Fmr. Iran MP: From the very beginning we wanted to build a nuclear bomb

The former MP stated that Iran was unable to maintain the secrecy of its nuclear weapons program.

Prime Minister Benjamin Netanyahu speaks during his Iran news conference on April 30, 2018 (photo credit: REUTERS)
Prime Minister Benjamin Netanyahu speaks during his Iran news conference on April 30, 2018
(photo credit: REUTERS)

Despite Iran's insistence that its nuclear activity is for peaceful purposes only, former Iranian MP Ali Motahari revealed on Sunday that Iran "from the very beginning" aimed to make a nuclear bomb, in an interview with the Iran Student Correspondents Association.

"From the very beginning, when we entered the nuclear activity, our goal was to build a bomb and strengthen the deterrent forces, but we could not maintain the secrecy of this issue, and the secret reports were revealed by a group of hypocrites," he said.

The former MP stressed that a country that wants to make peaceful use of nuclear power "never starts with enrichment," but instead first builds a reactor and then enters the field of enrichment. "To do enrichment directly creates the illusion that we want to make a bomb."

"If we, like Pakistan, could secretly make and test bombs, it would be very deterrent," Motahari told ISCA. "When we started something, we should have seen it to the end."

The former MP stressed, however, that Iranian Supreme Leader Ali Khamenei is now of the opinion that producing nuclear weapons is forbidden. The ISCA interviewer also referenced an earlier comment by Motahari that Tehran can still make a nuclear bomb, despite Khamenei's fatwa (Islamic religious decree) against such weapons, because the fatwa only forbids the use of a bomb, not the creation of one.

Exhibition of nuclear achievements of Iran's Atomic Energy Organization, April 10, 2021 (credit: PRESIDENT.IR VIA TASNIM NEWS AGENCY)
Exhibition of nuclear achievements of Iran's Atomic Energy Organization, April 10, 2021 (credit: PRESIDENT.IR VIA TASNIM NEWS AGENCY)

An official from the Iranian Atomic Energy Organization denied the statements by Motahari on Monday, saying that "the peaceful nuclear program of the Islamic Republic of Iran has never ever been militarily oriented and the statements of irresponsible people are due to ignorance or their specific political approach," according to Noor News.

"Charging our country with accusations of secrecy in nuclear activities is an action that the enemy has been pursuing for years to limit our peaceful nuclear program and has never been able to prove it," the official said.

In November, the former head of the AEOI, Fereydoun Abbasi-Davani, hinted that assassinated Iranian nuclear scientist Mohsen Fakhrizadeh had worked on a nuclear weapons program, telling IRNA that he worked with Fakhrizadeh on "nuclear defense."

Abbasi claimed that Fakhrizadeh had been targeted by Iran's enemies for years, but "when the country's all-encompassing growth came concerning satellites, missiles and nuclear weapons, and [Iran] crossed the various frontiers of knowledge, the issue became more serious for them."
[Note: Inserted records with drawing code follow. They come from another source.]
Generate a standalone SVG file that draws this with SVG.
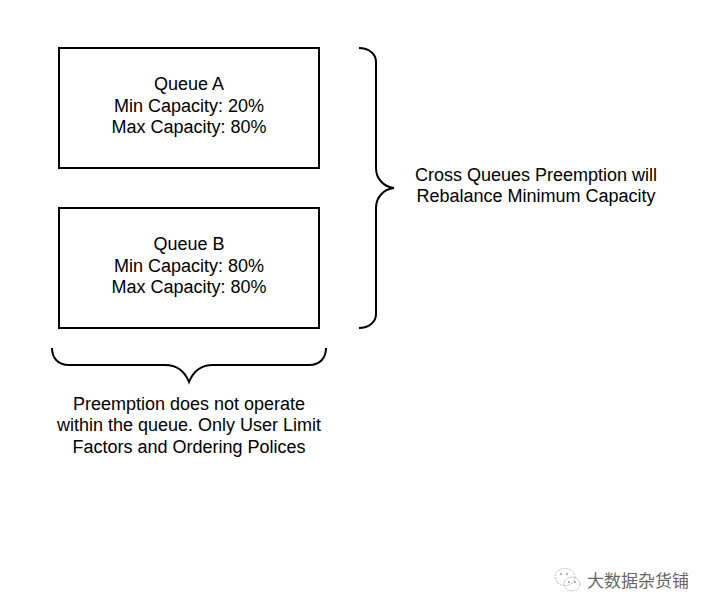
<svg xmlns="http://www.w3.org/2000/svg" width="711" height="612" viewBox="0 0 711 612">
<style>
.n{fill:#fff;stroke:#000;stroke-width:2}
.b{fill:none;stroke:#000;stroke-width:2}
text{font-family:"Liberation Sans",Arial,sans-serif;font-size:18px;fill:#000;text-anchor:middle}
.w{font-family:"Noto Sans CJK SC",sans-serif;font-size:17px;fill:#666}
.i{fill:none;stroke:#bbb;stroke-width:1;stroke-dasharray:2 1}
.e{fill:#999}
</style>
<rect width="711" height="612" fill="#fff"/>
<g id="queue-a"><rect class="n" x="59" y="48" width="260" height="120"/>
<text x="189" y="90">Queue A</text><text x="189" y="112">Min Capacity: 20%</text><text x="189" y="133">Max Capacity: 80%</text></g>
<g id="queue-b"><rect class="n" x="59" y="208" width="260" height="120"/>
<text x="189" y="250">Queue B</text><text x="189" y="272">Min Capacity: 80%</text><text x="189" y="293">Max Capacity: 80%</text></g>
<g id="connectors">
<path class="b" d="M359 48C369 48 376 54 376 62V168C376 179 384 187 394 188C384 189 376 197 376 208V314C376 322 369 328 359 328"/>
<path class="b" d="M52 348C52 358 58 365 69 365H165C177 365 185 372 189 382C193 372 201 365 213 365H309C320 365 326 358 326 348"/>
</g>
<g id="right-label"><text x="536" y="181">Cross Queues Preemption will</text><text x="536" y="202">Rebalance Minimum Capacity</text></g>
<g id="bottom-label"><text x="189" y="410">Preemption does not operate</text><text x="189" y="431">within the queue. Only User Limit</text><text x="189" y="453">Factors and Ordering Polices</text></g>
<g id="watermark"><ellipse class="i" cx="565" cy="577" rx="10" ry="8.5"/><ellipse class="i" cx="572" cy="584" rx="8" ry="7" fill="#fff"/>
<circle class="e" cx="561" cy="574" r="1"/><circle class="e" cx="567" cy="574" r="1"/><circle class="e" cx="569" cy="582" r="1"/><circle class="e" cx="575" cy="582" r="1"/>
<text class="w" x="638" y="587">大数据杂货铺</text></g>
</svg>
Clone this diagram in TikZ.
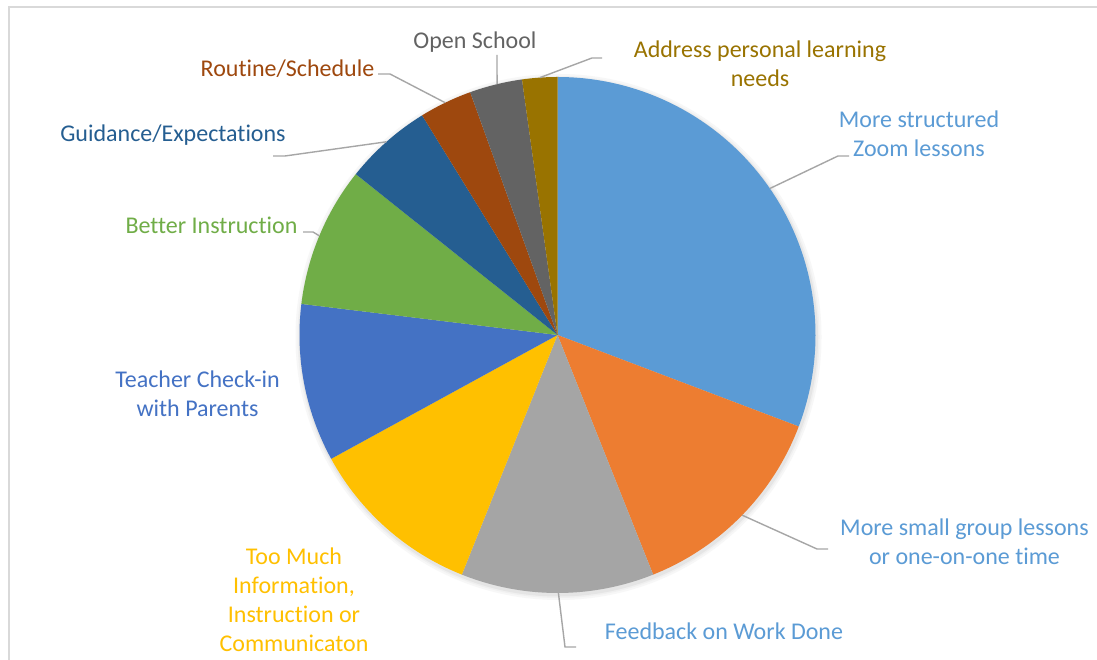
\documentclass[tikz,border=0pt]{standalone}
\usepackage{fontspec}
\setmainfont[Ligatures=NoCommon]{Carlito}
\usetikzlibrary{calc}
\definecolor{cA}{HTML}{5B9BD5}
\definecolor{cB}{HTML}{ED7D31}
\definecolor{cC}{HTML}{A5A5A5}
\definecolor{cD}{HTML}{FFC000}
\definecolor{cE}{HTML}{4472C4}
\definecolor{cF}{HTML}{70AD47}
\definecolor{cG}{HTML}{255E91}
\definecolor{cH}{HTML}{9E480E}
\definecolor{cI}{HTML}{636363}
\definecolor{cJ}{HTML}{997300}
\definecolor{leader}{HTML}{A6A6A6}
\definecolor{framec}{HTML}{D9D9D9}
\tikzset{
  lbl/.style={inner sep=0pt, anchor=base, align=center, font=\fontsize{24}{29}\selectfont},
  leaderline/.style={draw=leader, line width=1.4pt},
}
\begin{document}
\begin{tikzpicture}[x=1pt,y=1pt]
\useasboundingbox (0,0) rectangle (1097,660);
\fill[white] (0,0) rectangle (1097,660);
\draw[framec, line width=2pt] (9,-5) -- (9,653) -- (1105,653);
\coordinate (C) at (557.5,325);
% soft shadow
\fill[black!3] ($(C)+(1,-2)$) circle[radius=263];
\fill[black!6] ($(C)+(1,-2)$) circle[radius=261];
\fill[black!10] ($(C)+(1,-2)$) circle[radius=259.5];
% slices
\foreach \a/\b/\c in {90/-20.77/cA, -20.77/-68.24/cB, -68.24/-111.76/cC, -111.76/-151.32/cD, -151.32/-186.92/cE, -186.92/-218.57/cF, -218.57/-238.35/cG, -238.35/-250.22/cH, -250.22/-262.09/cI, -262.09/-270/cJ}
  \fill[\c] (C) -- ($(C)+(\a:258)$) arc[start angle=\a, end angle=\b, radius=258] -- cycle;
% labels (base anchor = baseline of last line)
\node[lbl, text=cI] (lOpen) at (475,611) {Open School};
\node[lbl, text=cJ] (lAddr) at (760,573) {Address personal learning\\needs};
\node[lbl, text=cA] (lZoom) at (919,503) {More structured\\Zoom lessons};
\node[lbl, text=cG] (lGuid) at (173,518) {Guidance/Expectations};
\node[lbl, text=cH] (lRout) at (287.5,583) {Routine/Schedule};
\node[lbl, text=cF] (lBett) at (211.5,426) {Better Instruction};
\node[lbl, text=cE] (lTeach) at (197.5,243) {Teacher Check-in\\with Parents};
\node[lbl, text=cD] (lToo) at (294,8) {Too Much\\Information,\\Instruction or\\Communicaton};
\node[lbl, text=cA] (lFeed) at (724,20) {Feedback on Work Done};
\node[lbl, text=cA] (lSmall) at (964.5,95) {More small group lessons\\or one-on-one time};
% leader line points
\coordinate (eZoom) at ($(C)+(34.6:258)$);
\coordinate (kZoom) at (838,504);
\coordinate (tZoom) at (849,504);
\coordinate (eSmall) at ($(C)+(-44.3:258)$);
\coordinate (kSmall) at (817,111);
\coordinate (tSmall) at (828,111);
\coordinate (eFeed) at ($(C)+(-89.8:258)$);
\coordinate (kFeed) at (565,13);
\coordinate (tFeed) at (576,13);
\coordinate (eGuid) at ($(C)+(131.5:258)$);
\coordinate (kGuid) at (285,504);
\coordinate (tGuid) at (273,504);
\coordinate (eBett) at ($(C)+(157.4:258)$);
\coordinate (kBett) at (313,428);
\coordinate (tBett) at (303,428);
\coordinate (eRout) at ($(C)+(115.8:258)$);
\coordinate (kRout) at (390,586);
\coordinate (tRout) at (378,586);
\coordinate (eOpen) at ($(C)+(103.55:258)$);
\coordinate (tOpen) at (497,605);
\coordinate (eAddr) at ($(C)+(93.9:258)$);
\coordinate (kAddr) at (592,602);
\coordinate (tAddr) at (602,602);
% leader lines
\draw[leaderline] (eZoom) -- (kZoom) -- (tZoom);
\draw[leaderline] (eSmall) -- (kSmall) -- (tSmall);
\draw[leaderline] (eFeed) -- (kFeed) -- (tFeed);
\draw[leaderline] (eGuid) -- (kGuid) -- (tGuid);
\draw[leaderline] (eBett) -- (kBett) -- (tBett);
\draw[leaderline] (eRout) -- (kRout) -- (tRout);
\draw[leaderline] (eOpen) -- (tOpen);
\draw[leaderline] (eAddr) -- (kAddr) -- (tAddr);
\end{tikzpicture}
\end{document}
During the interview with ISCA on Sunday, Motahari also spoke out against the Iran hostage crisis at the US embassy in 1979, calling it "unwise and wrong" and saying he believed that the Soviet embassy was heavily involved in an attempt to thwart the establishment of good relations between Iran and the US. 

Motahari also expressed discomfort with Iran's support of Bashar Assad's regime in Syria, saying that Iran should not have entered Syria when there were protests and uprising and that "the Syrian regime did not treat its people well, they treated them very harshly and killed the people." The former MP added that Iran needed to enter Syria in order to ensure that a government that opposed Hezbollah would not come to power.

"We should not have entered then because it was a popular uprising and the next current that came to power might not be bad for the Syrian people," Motahari said. "But now we have to support Hezbollah."